Cet American Gigolo a une réputation bien mitigée. Elle est compréhensible dans le sens où le film raconte des rapports au monde, avec les personnages les expérimentant, plus qu'une intrigue robuste en tant que telle. American Gigolo est riche et fascinant pour les mêmes raisons. Cet objet est aussi dense que Taxi Driver ou Raging Bull de Scorsese, dont le réalisateur Paul Schrader a signé le scénario.
Le gigolo est Julian Kaye, alias Richard Gere. Menant une existence luxueuse mais superficielle, il se satisfait d'apporter le plaisir aux femmes, en particulier les plus mûres qui représentent pour lui un défi supplémentaire, ainsi que des rencontres plus intenses. Il se trouve bientôt mêlé à une enquête concernant l'assassinat de la femme d'un riche financier. L'objet de sa dernière prestation.
American parce que c'est l'histoire de l'individualisme accompli. Bourgeois, matérialiste, oscillant entre conformisme ouvert et transgression. Transgresser est à la fois une fatalité, un accident et une exigence. La question de la loyauté et de valeurs transcendantes comme l'amour se pose aussi. Dans ce monde niché un étage au-dessus de celui du commun des mortels, où tout est horizontal et limpide, avec en même temps les solides frontières de la propriété (dont celles de la puissance ou de la complétude), les loups chopent le blues des nantis assoupis. La rente et la vie facile imposent un certain vide et une solitude. C'est cette jungle dorée et confortable que traverse Julian.
Une aura d'emblème du clinquant des 80s, avec notamment ses déclinaisons de Call Me de Blondie, est venu couronner ce film à la distribution discrète. S'il a connu un échec au box-office, ses qualités ont été remarquées.
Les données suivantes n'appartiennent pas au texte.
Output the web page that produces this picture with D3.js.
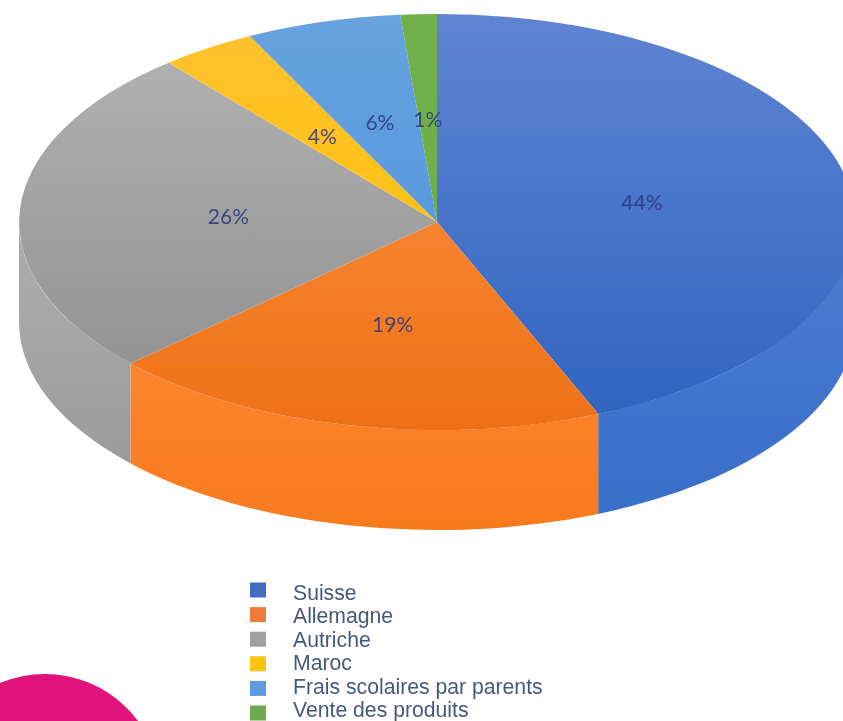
<!DOCTYPE html>
<html>
<head>
<meta charset="utf-8">
<script src="https://cdn.jsdelivr.net/npm/d3@7"></script>
<style>
  html, body { margin: 0; padding: 0; background: #fff; overflow: hidden; }
  svg { display: block; }
</style>
</head>
<body>
<svg id="chart" width="843" height="721"></svg>
<script>
var categories = ["Suisse", "Allemagne", "Autriche", "Maroc", "Frais scolaires par parents", "Vente des produits"]
// the printed labels are these rounded
var values = [43.7, 19.4, 25.8, 3.7, 6.0, 1.4]
var labels = ["44%", "19%", "26%", "4%", "6%", "1%"]
var colors = ["#3f6cc4", "#ed7d3a", "#a0a0a0", "#ffc50f", "#5b9be0", "#6fa84f"]
var topStart = ["#5f84d3", "#ff9a48", "#b4b4b4", "#ffc22e", "#67a3df", "#72b04c"]
var topEnd = ["#2f63bf", "#ee7018", "#8e8e8e", "#ffc000", "#4a8fdb", "#6aad45"]
var wallStart = ["#4a78cf", "#ff8a36", "#aaaaaa"]
var wallEnd = ["#356ec9", "#f97a1e", "#959595"]

var cx = 437, cy = 222, rx = 418, ry = 208, depth = 100

var svg = d3.select('#chart')
var defs = svg.append('defs')

defs.append('filter').attr('id', 'soft')
  .append('feGaussianBlur').attr('stdDeviation', 0.6)
defs.append('filter').attr('id', 'softer')
  .append('feGaussianBlur').attr('stdDeviation', 0.3)

// gradients are in unit space, the pie is drawn inside a scaled group
wallStart.forEach(function (c, i) {
  var g = defs.append('linearGradient').attr('id', 'wallU' + i)
    .attr('gradientUnits', 'userSpaceOnUse')
    .attr('x1', 0).attr('y1', 0.3).attr('x2', 0).attr('y2', 1 + depth / ry)
  g.append('stop').attr('offset', 0).attr('stop-color', wallStart[i])
  g.append('stop').attr('offset', 1).attr('stop-color', wallEnd[i])
})
categories.forEach(function (c, i) {
  var g = defs.append('linearGradient').attr('id', 'faceU' + i)
    .attr('gradientUnits', 'userSpaceOnUse')
    .attr('x1', 0).attr('y1', -1).attr('x2', 0).attr('y2', 1)
  g.append('stop').attr('offset', 0).attr('stop-color', topStart[i])
  g.append('stop').attr('offset', 1).attr('stop-color', topEnd[i])
})

var pie = d3.pie().sort(null).value(function (d) { return d })
var slices = pie(values)

// unit circle squashed into the ellipse, angle 0 is at 12 o'clock
var pieG = svg.append('g').attr('filter', 'url(#soft)')
var unit = pieG.append('g')
  .attr('transform', 'translate(' + cx + ',' + cy + ') scale(' + rx + ',' + ry + ')')

function wallPath(a0, a1) {
  var p = d3.path(), h = depth / ry
  var s = a0 - Math.PI / 2, e = a1 - Math.PI / 2
  p.moveTo(Math.cos(s), Math.sin(s))
  p.arc(0, 0, 1, s, e)
  p.lineTo(Math.cos(e), Math.sin(e) + h)
  p.arc(0, h, 1, e, s, true)
  p.closePath()
  return p.toString()
}

// only the front half of the wall can be seen
unit.selectAll('path.wall')
  .data(slices.filter(function (d) { return d.endAngle > Math.PI / 2 && d.startAngle < Math.PI * 1.5 }))
  .enter().append('path')
    .attr('class', 'wall')
    .attr('d', function (d) {
      return wallPath(Math.max(d.startAngle, Math.PI / 2), Math.min(d.endAngle, Math.PI * 1.5))
    })
    .attr('fill', function (d) { return 'url(#wallU' + d.index + ')' })

var arc = d3.arc().innerRadius(0).outerRadius(1)
unit.selectAll('path.face')
  .data(slices)
  .enter().append('path')
    .attr('class', 'face')
    .attr('d', arc)
    .attr('fill', function (d) { return 'url(#faceU' + d.index + ')' })

// data labels, halfway out on each slice
var labelRadius = 0.5
svg.append('g').selectAll('text')
  .data(slices)
  .enter().append('text')
    .attr('x', function (d) {
      var a = (d.startAngle + d.endAngle) / 2
      return cx + Math.sin(a) * labelRadius * rx
    })
    .attr('y', function (d) {
      var a = (d.startAngle + d.endAngle) / 2
      return cy - Math.cos(a) * labelRadius * ry
    })
    .attr('text-anchor', 'middle')
    .attr('dominant-baseline', 'central')
    .attr('font-family', 'Lato, "Open Sans", sans-serif')
    .attr('font-size', 21)
    .attr('fill', '#2c3580')
    .attr('fill-opacity', 0.85)
    .attr('filter', 'url(#soft)')
    .text(function (d) { return labels[d.index] })

// legend, markers and texts do not share the same spacing in the picture
var markerY = d3.scalePoint().domain(categories).range([590, 713])
var textY = d3.scalePoint().domain(categories).range([600, 717])
var legend = svg.append('g')
legend.selectAll('rect')
  .data(categories)
  .enter().append('rect')
    .attr('x', 250).attr('width', 16).attr('height', 15)
    .attr('y', function (d) { return markerY(d) - 7.5 })
    .attr('fill', function (d, i) { return colors[i] })
    .attr('filter', 'url(#soft)')
legend.selectAll('text')
  .data(categories)
  .enter().append('text')
    .attr('x', 293)
    .attr('y', function (d) { return textY(d) })
    .attr('font-family', '"Liberation Sans", Arial, sans-serif')
    .attr('font-size', 21.2)
    .attr('fill', '#47587f')
    .attr('filter', 'url(#softer)')
    .text(function (d) { return d })

// pink decoration, bottom left
svg.append('circle')
  .attr('cx', 44.8).attr('cy', 790).attr('r', 116)
  .attr('fill', '#e0147c')
</script>
</body>
</html>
La rigueur et la sophistication de la mise en scène sont un écrin fabuleux à cet univers traduit par un regard critique et contemplatif. Le clinquant est dompté par l'élégance et un sens de la pureté. Les costumes signés Giorgi Armani ont dopés cette célèbre maison, tandis que la direction artistique de Fernando Scarfiotti (Mort à Venise, Le Dernier Tango à Paris, Scarface) vient compléter l'emprunte de Paul Shrader. Témoignant elle-même de l'influence de Dreyer et Bresson, cette merveille anticipe celles de Tom Ford (A Single Man).